Git isn't a blockchain as it lacks a consensus mechanism. It can however be used as an append only immutable distributed ledger. If that's all you need, you don't need a blockchain.

That's precisely why consortium and private blockchains do not make any sense. Either they have a consensus mechanism that's useless and wasteful, or they're just not blockchains.

We can't call everything a blockchain otherwise it's not possible to talk about the technology in a meaningful manner. Blockchains were invented in 2008 in the Bitcoin paper. Merkle trees dates back from the 80s. It makes no sense to call a Merkle tree that happen to have the constraint of having a single child per node a "blockchain" except to ride the hype train.

Merkle trees have a lot of legitimate use cases.
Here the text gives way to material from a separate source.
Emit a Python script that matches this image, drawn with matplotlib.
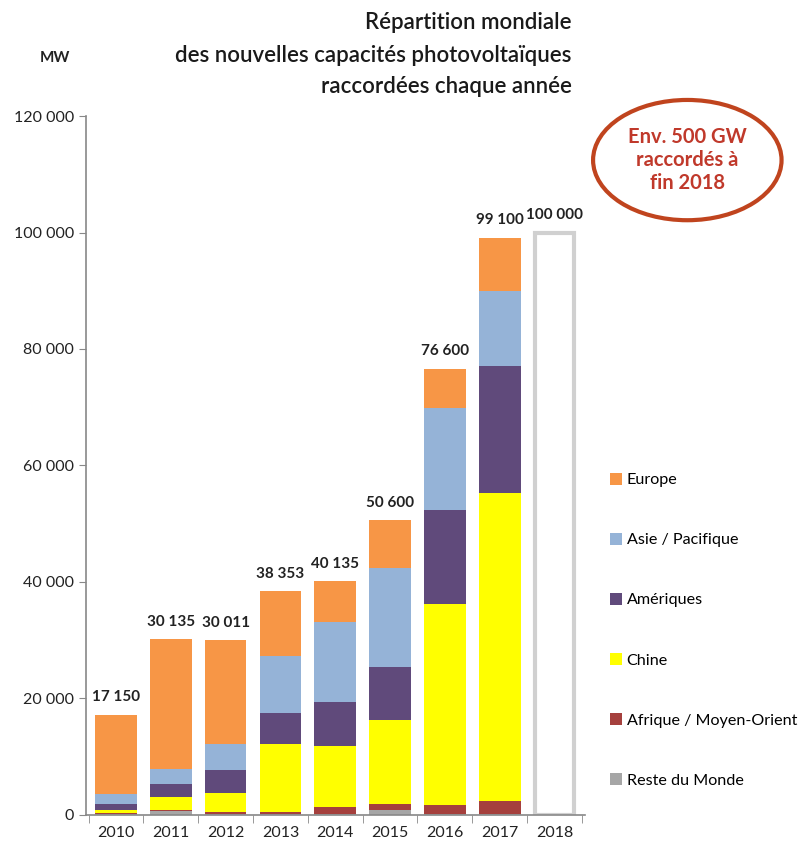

Blockchains only and single use case that make sense is making so-called "cryptocurrencies", which in turn has a single use case which is speculation, which is not something either useful to society or desirable for most people.

1 comments

> Git isn't a blockchain as it lacks a consensus mechanism.

Isn't for example for Linux technically Linus acting as the "consensus mechanism"? Or does it have to be automated?

That's not distributed consensus it's centralized consensus, it could be automated without the need for a blockchain.